Many of the televised card tournaments show up on ESPN, and if my acronymic gland still adequately pumps out acronymic fluid, then my recollection is that the second letter in the ESPN acronym still stands for "sports". Well, maybe the sagacious brainiacs that run this fine network might be already considering renaming the channel to "Entertainment Stuff Programming Network". Poker doesn't qualify as a "sport" in the classic sense of the term, unless they would like to retroactively embrace the athleticism involved in chip tossing and performing those neat hand exercises the players display when shuffling two or three chips within one hand. Sure, the stubborn pundits might respond that a sport also exercises the mind, but by that sneaky definition, we'd have to consider just about every thought-based activity as a sport, such as memorizing, erotic fantasies, and figuring out a tip at a restaurant.

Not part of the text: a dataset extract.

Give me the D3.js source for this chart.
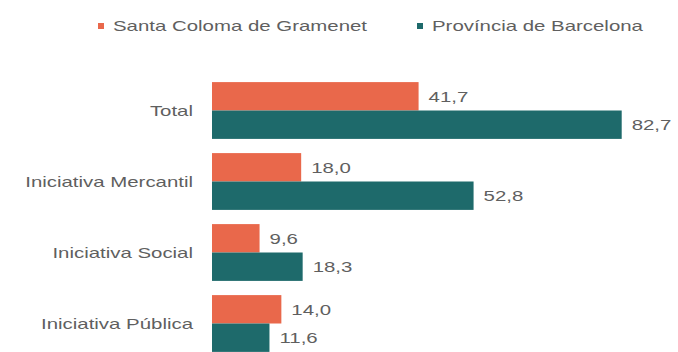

Can't wait for these exciting events to pour through my Sylvania! The precedent has already been vomited forth when ESPN began televising those physically grueling spelling bees. As I, with a smirk and a gasp, watched the spelling action unfold during this year's bee, I realized this might be the only time that a fat Pakistani 11-year-old might be on ESPN. For all I know, he might be a heck of a curler or cricket player, but those obscure sports are forever destined for one of the small time Fox Sports channels that dot the digital cable guide's horizon.
Spelling bees are inherently fun to glance at for a few minutes, in hopes of seeing a pathetic kid screw up or faint (as with this year). Heck, fainting is action, it's exciting, and requires brief medical attention. People enjoyed the opportunity to see Mike Tyson be knocked out by an eager Buster Douglas, and we similarly want to see little Abdul Nafharidad get physically knocked out by the word that means "a flat Sumarian biscuit". So what if it took 5000 years for those Sumarians to get even. Long ago, I'm sure a visionary king said "someday we'll crush them all with the spelling of our flavorless biscuits".
Long after the Martians take over our planet and exterminate us all, we'll exact our revenge when they all cower to properly spell "separate". Banzai!
It's only a matter of time before the television executives take further steps to add appeal and excitement to these televised card games and spelling bees. Violence and drama will invariably poke their way into the proceedings:


"John has a flush draw! He's going all in. Oh NO! A BEAR! Where did this big hungry BEAR come from? Oh the humanity."

or


"E-N-A-..." Wait! It's TV's Potsie - Anson Williams! With a gun!I suppose there's little to resolve in this embarrassing trend toward televising bland, passive activities and billing them under a sports moniker. People are becoming lazier and lazier as time passes, and the promise of showing inactivity seems to pacify the minds of the couch potato masses. It's a sad reflection on society when our populace, who was once too lazy to participate in athletic activities, is now too lazy to watch them as well. So turn off that wide screen TV and throw a frisbee or something.